Not 1.6.0? Well, doesn't really matter. By the way, the List of Angband Variants still gives 0.5.4 as the latest version.
Would you say the competition is suitable for first-time players, perhaps with Quick and Vanilla experience? And what is 4GAI?
Would you say the competition is suitable for first-time players, perhaps with Quick and Vanilla experience? And what is 4GAI?
NPP is harder than Vanilla, I would say, but that mostly kicks in later on; the early game is not going to have an excessively steep learning curve. If you've played Vanilla then you can play NPP.

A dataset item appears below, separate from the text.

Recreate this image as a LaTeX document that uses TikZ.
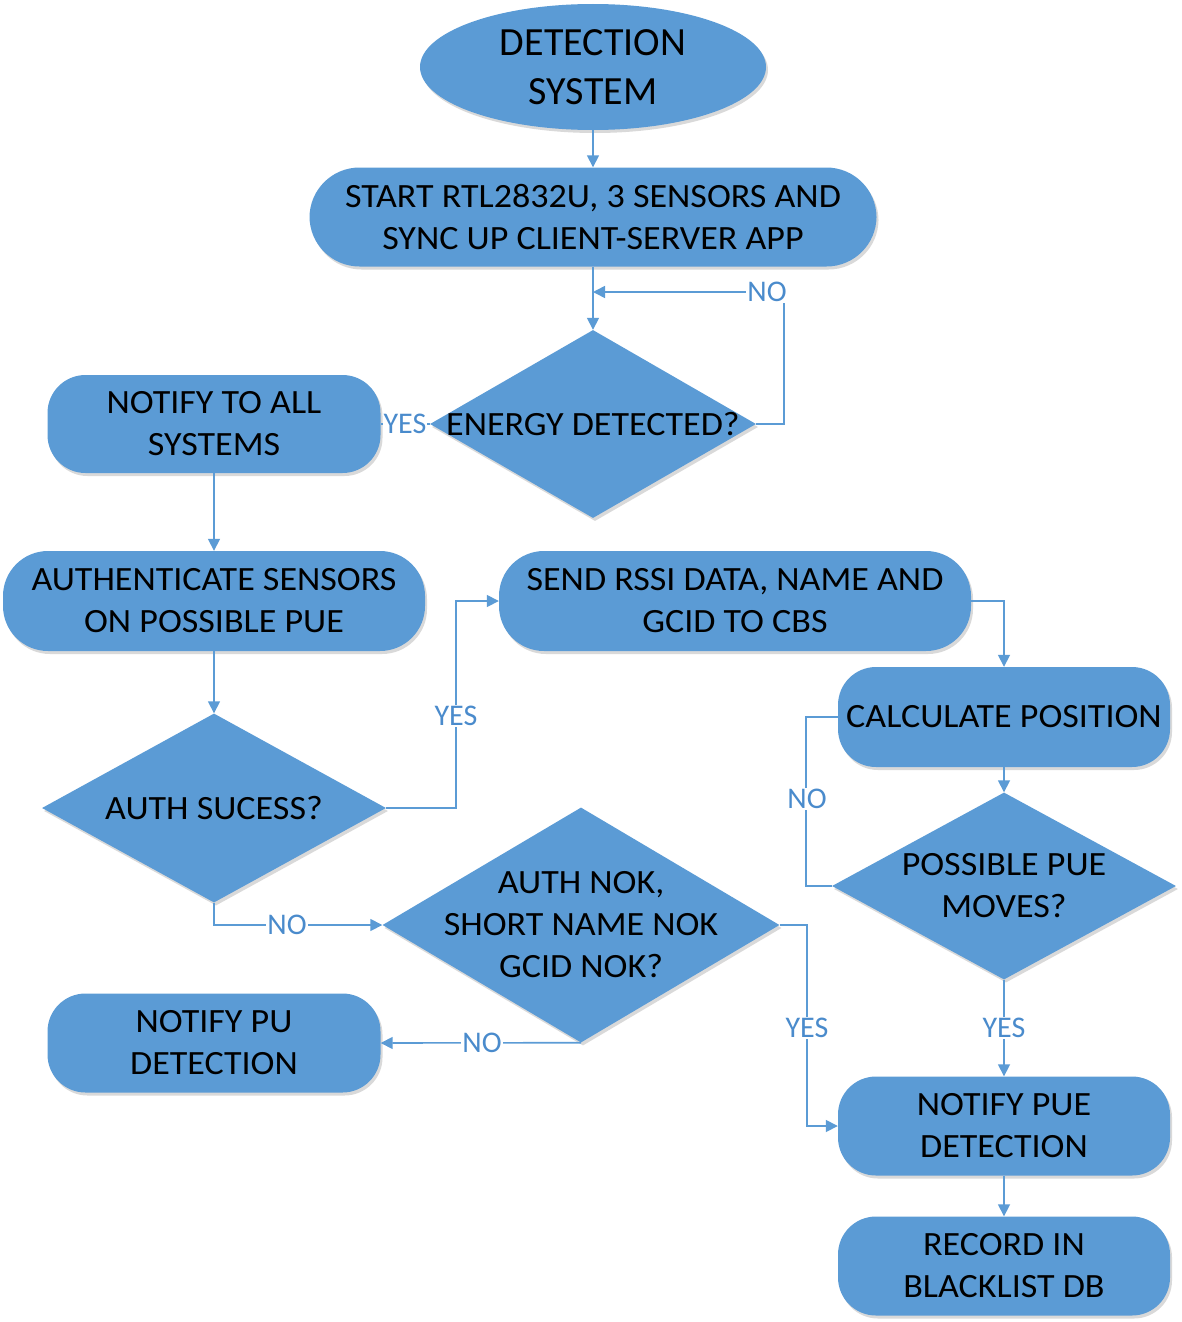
\documentclass[tikz,border=0pt]{standalone}
\usepackage{fontspec}
\setmainfont{Carlito}
\newfontfamily\boxfont{Carlito}[FakeStretch=1.06]
\usetikzlibrary{shapes.geometric,arrows.meta,shadows}
\definecolor{fc}{HTML}{5B9BD5}
\definecolor{lbl}{HTML}{4A8BCC}
\tikzset{
  shd/.style={drop shadow={shadow xshift=2pt,shadow yshift=-3pt,opacity=0.15,fill=black}},
  boxnode/.style={shape=rectangle,rounded corners=38pt,fill=fc,shd,inner sep=0pt,align=center,
     font=\boxfont\fontsize{34}{42}\selectfont,text=black},
  dianode/.style={shape=diamond,fill=fc,shd,inner sep=0pt},
  dtext/.style={align=center,font=\boxfont\fontsize{34}{42}\selectfont,text=black,inner sep=0pt},
  arr/.style={draw=fc,line width=1.6pt,-{Triangle[length=12pt,width=12pt]}},
  ln/.style={draw=fc,line width=1.6pt},
  lab/.style={fill=white,text=lbl,inner sep=1pt,font=\fontsize{30}{36}\selectfont}
}
\begin{document}
\begin{tikzpicture}[x=1pt,y=-1pt]
\useasboundingbox (0,0) rectangle (1181,1322);
% nodes
\node[shape=ellipse,fill=fc,shd,minimum width=346pt,minimum height=126pt,inner sep=0pt,align=center,
  font=\fontsize{40}{49}\selectfont] (ds) at (593,67) {DETECTION\\SYSTEM};
\node[boxnode,rounded corners=50pt,minimum width=567pt,minimum height=99pt] (st) at (593,217)
  {START RTL2832U, 3 SENSORS AND\\SYNC UP CLIENT-SERVER APP};
\node[dianode,minimum width=326pt,minimum height=188pt] (en) at (593,424) {};
\node[dtext] (ent) at (593,424) {ENERGY DETECTED?};
\node[boxnode,minimum width=333pt,minimum height=98pt] (na) at (214,424) {NOTIFY TO ALL\\SYSTEMS};
\node[boxnode,rounded corners=45pt,minimum width=422pt,minimum height=100pt] (au) at (214,601)
  {AUTHENTICATE SENSORS\\ON POSSIBLE PUE};
\node[boxnode,rounded corners=45pt,minimum width=472pt,minimum height=100pt] (se) at (735,601)
  {SEND RSSI DATA, NAME AND\\GCID TO CBS};
\node[boxnode,minimum width=332pt,minimum height=100pt] (ca) at (1004,717) {CALCULATE POSITION};
\node[dianode,minimum width=344pt,minimum height=189pt] (as) at (214,808) {};
\node[dtext] (ast) at (214,808) {AUTH SUCESS?};
\node[dianode,minimum width=344pt,minimum height=187pt] (pm) at (1004,886) {};
\node[dtext] (pmt) at (1004,886) {POSSIBLE PUE\\MOVES?};
\node[dianode,minimum width=397pt,minimum height=235pt] (nk) at (581,925) {};
\node[dtext] (nkt) at (581,925) {AUTH NOK,\\SHORT NAME NOK\\GCID NOK?};
\node[boxnode,minimum width=333pt,minimum height=99pt] (pu) at (214,1043) {NOTIFY PU\\DETECTION};
\node[boxnode,minimum width=332pt,minimum height=99pt] (np) at (1004,1126) {NOTIFY PUE\\DETECTION};
\node[boxnode,minimum width=332pt,minimum height=99pt] (rb) at (1004,1266) {RECORD IN\\BLACKLIST DB};
% connectors
\coordinate (j1) at (593,292);
\draw[arr] (ds) -- (st);
\draw[arr] (st) -- (en.north);
\draw[arr] (en.east) -- ++(28,0) |- (j1);
\node[lab] (lno1) at (767,292) {NO};
\draw[ln] (en.west) -- (na.east);
\node[lab] (lyes1) at (405,424) {YES};
\draw[arr] (na) -- (au);
\draw[arr] (au) -- (as.north);
\draw[arr] (as.east) -- ++(70,0) |- (se.west);
\node[lab] (lyes2) at (456,716) {YES};
\draw[arr] (se.east) -| (ca.north);
\draw[arr] (ca) -- (pm.north);
\draw[ln] (pm.west) -- ++(-26,0) |- (ca.west);
\node[lab] (lno2) at (807,799) {NO};
\draw[arr] (pm.south) -- (np.north);
\node[lab] (lyes3) at (1004,1028) {YES};
\draw[arr] (np) -- (rb);
\draw[arr] (as.south) |- (nk.west);
\node[lab] (lno3) at (287,925) {NO};
\draw[arr] (nk.east) -- ++(27,0) |- (np.west);
\node[lab] (lyes4) at (807,1028) {YES};
\draw[arr] (nk.south) -- (pu.east);
\node[lab] (lno4) at (482,1043) {NO};
\end{tikzpicture}
\end{document}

4GAI is "Fourth Generation AI"; basically the monsters are smarter than they are in Vanilla. This includes tweaks to their pathing, smarter spell selection, and a few other things. To counteract the otherwise-immortality of monsters with healing spells (or teleport-player-away spells), monsters now have spellpoints that can be used up...though from what I recall most monsters have an awful lot of SP so draining it takes a long time.
Not 1.6.0? Well, doesn't really matter. By the way, the List of Angband Variants still gives 0.5.4 as the latest version.
Thanks. I will check that. I think on the NPP page at roguebasin it is up-to-date.
Originally posted by caruso
Would you say the competition is suitable for first-time players, perhaps with Quick and Vanilla experience? And what is 4GAI?
It is a fairly powerful character to start. I encourange you to give it a shot. The quests to make things pretty fun and reduces grind (IMHO). Things do get more dangerous later in the game, but the player should have more powerful equipment to balance it out as well.
I am having trouble surviving in the comp, but as a general rule variant maintainers are notoriously bad when playing their own variant.
When you spend all your time coding the game, you don't spend much time playing it. So you're out of practice. Combine that with unwarranted confidence ("I wrote this thing! I know the formulae! Surely I know what I'm doing!") and you get a lot of fatal mistakes.